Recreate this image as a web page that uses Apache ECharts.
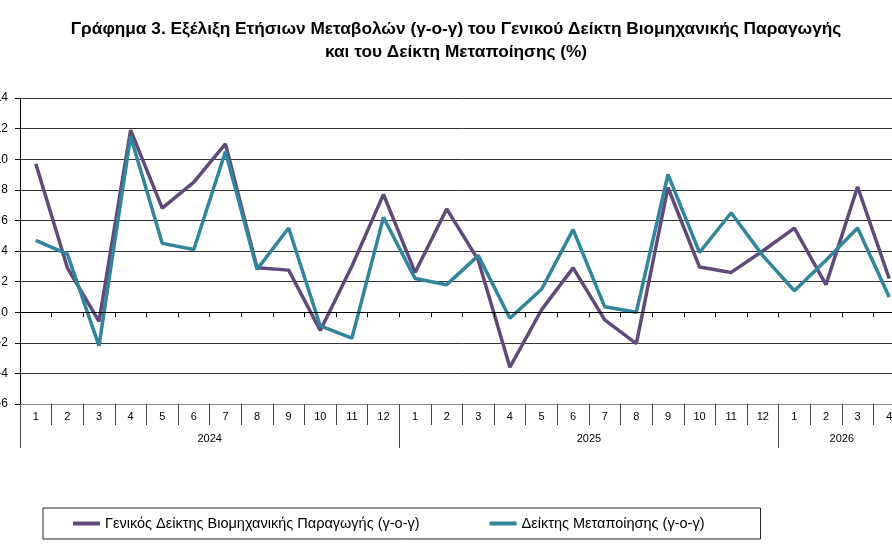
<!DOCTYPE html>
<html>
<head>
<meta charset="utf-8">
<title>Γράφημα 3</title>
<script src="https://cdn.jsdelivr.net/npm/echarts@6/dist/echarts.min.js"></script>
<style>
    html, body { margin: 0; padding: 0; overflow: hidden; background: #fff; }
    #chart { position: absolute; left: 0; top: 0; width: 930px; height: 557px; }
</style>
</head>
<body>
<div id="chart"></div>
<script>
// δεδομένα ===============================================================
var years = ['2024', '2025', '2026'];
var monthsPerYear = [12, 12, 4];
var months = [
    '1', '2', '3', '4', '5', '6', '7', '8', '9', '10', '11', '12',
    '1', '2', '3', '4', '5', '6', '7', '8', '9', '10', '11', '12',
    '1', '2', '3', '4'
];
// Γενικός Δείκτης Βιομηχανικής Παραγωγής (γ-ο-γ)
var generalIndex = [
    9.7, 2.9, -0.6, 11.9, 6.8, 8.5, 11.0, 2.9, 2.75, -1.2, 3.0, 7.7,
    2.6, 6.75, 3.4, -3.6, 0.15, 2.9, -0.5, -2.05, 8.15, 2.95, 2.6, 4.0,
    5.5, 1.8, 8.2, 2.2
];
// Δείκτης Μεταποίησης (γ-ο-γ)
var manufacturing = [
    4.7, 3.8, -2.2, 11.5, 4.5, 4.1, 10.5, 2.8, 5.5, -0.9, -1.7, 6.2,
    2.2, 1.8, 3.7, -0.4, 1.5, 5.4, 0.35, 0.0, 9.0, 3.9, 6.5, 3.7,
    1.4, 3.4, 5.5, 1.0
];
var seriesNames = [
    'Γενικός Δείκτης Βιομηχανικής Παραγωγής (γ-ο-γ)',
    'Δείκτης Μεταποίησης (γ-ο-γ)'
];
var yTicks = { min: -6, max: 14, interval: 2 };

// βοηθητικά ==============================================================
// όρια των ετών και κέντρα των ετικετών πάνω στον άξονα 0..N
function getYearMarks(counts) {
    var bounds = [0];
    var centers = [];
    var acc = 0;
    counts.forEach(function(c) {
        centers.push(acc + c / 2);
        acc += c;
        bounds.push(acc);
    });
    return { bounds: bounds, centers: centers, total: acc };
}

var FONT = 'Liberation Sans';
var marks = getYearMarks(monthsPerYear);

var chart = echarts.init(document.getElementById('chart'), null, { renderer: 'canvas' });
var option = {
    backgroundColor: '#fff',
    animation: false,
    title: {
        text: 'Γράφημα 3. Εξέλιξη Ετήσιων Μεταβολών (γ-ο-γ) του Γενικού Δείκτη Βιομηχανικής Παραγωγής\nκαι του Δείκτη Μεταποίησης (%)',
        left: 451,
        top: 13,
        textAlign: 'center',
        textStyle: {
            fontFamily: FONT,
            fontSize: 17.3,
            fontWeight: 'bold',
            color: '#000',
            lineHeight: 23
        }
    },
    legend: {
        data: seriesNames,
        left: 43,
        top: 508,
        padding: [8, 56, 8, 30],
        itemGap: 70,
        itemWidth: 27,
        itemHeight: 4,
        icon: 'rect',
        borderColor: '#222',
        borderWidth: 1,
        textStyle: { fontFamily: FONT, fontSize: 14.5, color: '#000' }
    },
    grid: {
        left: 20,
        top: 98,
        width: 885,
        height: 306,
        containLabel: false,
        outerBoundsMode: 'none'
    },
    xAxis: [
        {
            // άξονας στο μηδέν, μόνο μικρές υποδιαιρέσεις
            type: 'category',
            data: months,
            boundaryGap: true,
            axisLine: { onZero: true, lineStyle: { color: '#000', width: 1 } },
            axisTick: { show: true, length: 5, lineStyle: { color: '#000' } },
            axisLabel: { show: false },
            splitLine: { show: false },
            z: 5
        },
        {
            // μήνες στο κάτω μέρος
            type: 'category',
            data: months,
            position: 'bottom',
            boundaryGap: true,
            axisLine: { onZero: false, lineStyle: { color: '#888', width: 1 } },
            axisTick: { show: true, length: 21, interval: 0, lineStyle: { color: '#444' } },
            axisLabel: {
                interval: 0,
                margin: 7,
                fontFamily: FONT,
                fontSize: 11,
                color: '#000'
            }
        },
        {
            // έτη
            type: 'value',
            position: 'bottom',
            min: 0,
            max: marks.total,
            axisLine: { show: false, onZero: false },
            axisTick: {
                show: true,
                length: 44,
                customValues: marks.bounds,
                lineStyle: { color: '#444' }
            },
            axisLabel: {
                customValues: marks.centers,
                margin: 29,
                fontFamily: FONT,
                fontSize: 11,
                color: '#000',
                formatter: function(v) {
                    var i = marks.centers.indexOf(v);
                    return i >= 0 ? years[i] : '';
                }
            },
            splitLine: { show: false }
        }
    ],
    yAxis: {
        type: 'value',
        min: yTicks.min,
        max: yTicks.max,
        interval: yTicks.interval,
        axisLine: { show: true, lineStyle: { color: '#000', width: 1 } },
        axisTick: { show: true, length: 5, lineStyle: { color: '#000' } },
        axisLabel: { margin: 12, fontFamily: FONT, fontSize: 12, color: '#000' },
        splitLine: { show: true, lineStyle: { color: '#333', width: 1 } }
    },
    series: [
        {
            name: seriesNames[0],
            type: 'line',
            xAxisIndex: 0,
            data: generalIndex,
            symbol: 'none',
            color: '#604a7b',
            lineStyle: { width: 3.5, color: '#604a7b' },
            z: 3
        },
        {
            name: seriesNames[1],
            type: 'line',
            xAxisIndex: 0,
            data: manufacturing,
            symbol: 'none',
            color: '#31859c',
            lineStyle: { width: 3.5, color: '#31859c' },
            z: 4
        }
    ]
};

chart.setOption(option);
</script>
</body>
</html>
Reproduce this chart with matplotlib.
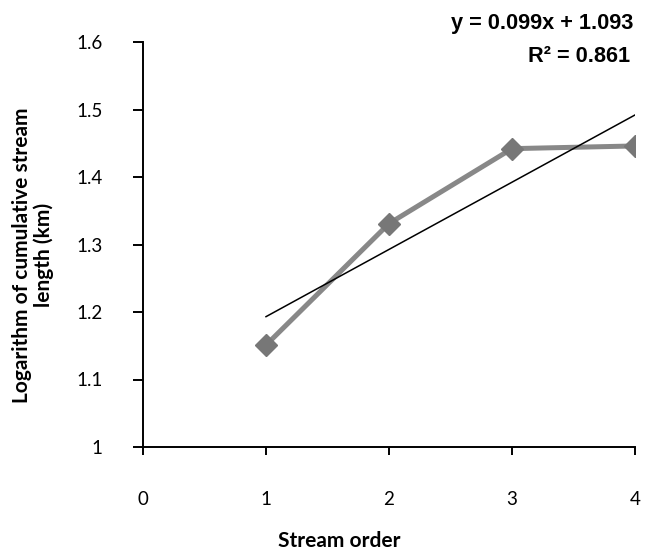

→ Directions for this task
Take the records from their first line through the line containing "var marks = getYearMarks(monthsPerYear);" and please return exactly those lines, both ends included, minus the pictures.

→ Answer for the task
Recreate this image as a web page that uses Apache ECharts.
<!DOCTYPE html>
<html>
<head>
<meta charset="utf-8">
<title>Γράφημα 3</title>
<script src="https://cdn.jsdelivr.net/npm/echarts@6/dist/echarts.min.js"></script>
<style>
    html, body { margin: 0; padding: 0; overflow: hidden; background: #fff; }
    #chart { position: absolute; left: 0; top: 0; width: 930px; height: 557px; }
</style>
</head>
<body>
<div id="chart"></div>
<script>
// δεδομένα ===============================================================
var years = ['2024', '2025', '2026'];
var monthsPerYear = [12, 12, 4];
var months = [
    '1', '2', '3', '4', '5', '6', '7', '8', '9', '10', '11', '12',
    '1', '2', '3', '4', '5', '6', '7', '8', '9', '10', '11', '12',
    '1', '2', '3', '4'
];
// Γενικός Δείκτης Βιομηχανικής Παραγωγής (γ-ο-γ)
var generalIndex = [
    9.7, 2.9, -0.6, 11.9, 6.8, 8.5, 11.0, 2.9, 2.75, -1.2, 3.0, 7.7,
    2.6, 6.75, 3.4, -3.6, 0.15, 2.9, -0.5, -2.05, 8.15, 2.95, 2.6, 4.0,
    5.5, 1.8, 8.2, 2.2
];
// Δείκτης Μεταποίησης (γ-ο-γ)
var manufacturing = [
    4.7, 3.8, -2.2, 11.5, 4.5, 4.1, 10.5, 2.8, 5.5, -0.9, -1.7, 6.2,
    2.2, 1.8, 3.7, -0.4, 1.5, 5.4, 0.35, 0.0, 9.0, 3.9, 6.5, 3.7,
    1.4, 3.4, 5.5, 1.0
];
var seriesNames = [
    'Γενικός Δείκτης Βιομηχανικής Παραγωγής (γ-ο-γ)',
    'Δείκτης Μεταποίησης (γ-ο-γ)'
];
var yTicks = { min: -6, max: 14, interval: 2 };

// βοηθητικά ==============================================================
// όρια των ετών και κέντρα των ετικετών πάνω στον άξονα 0..N
function getYearMarks(counts) {
    var bounds = [0];
    var centers = [];
    var acc = 0;
    counts.forEach(function(c) {
        centers.push(acc + c / 2);
        acc += c;
        bounds.push(acc);
    });
    return { bounds: bounds, centers: centers, total: acc };
}

var FONT = 'Liberation Sans';
var marks = getYearMarks(monthsPerYear);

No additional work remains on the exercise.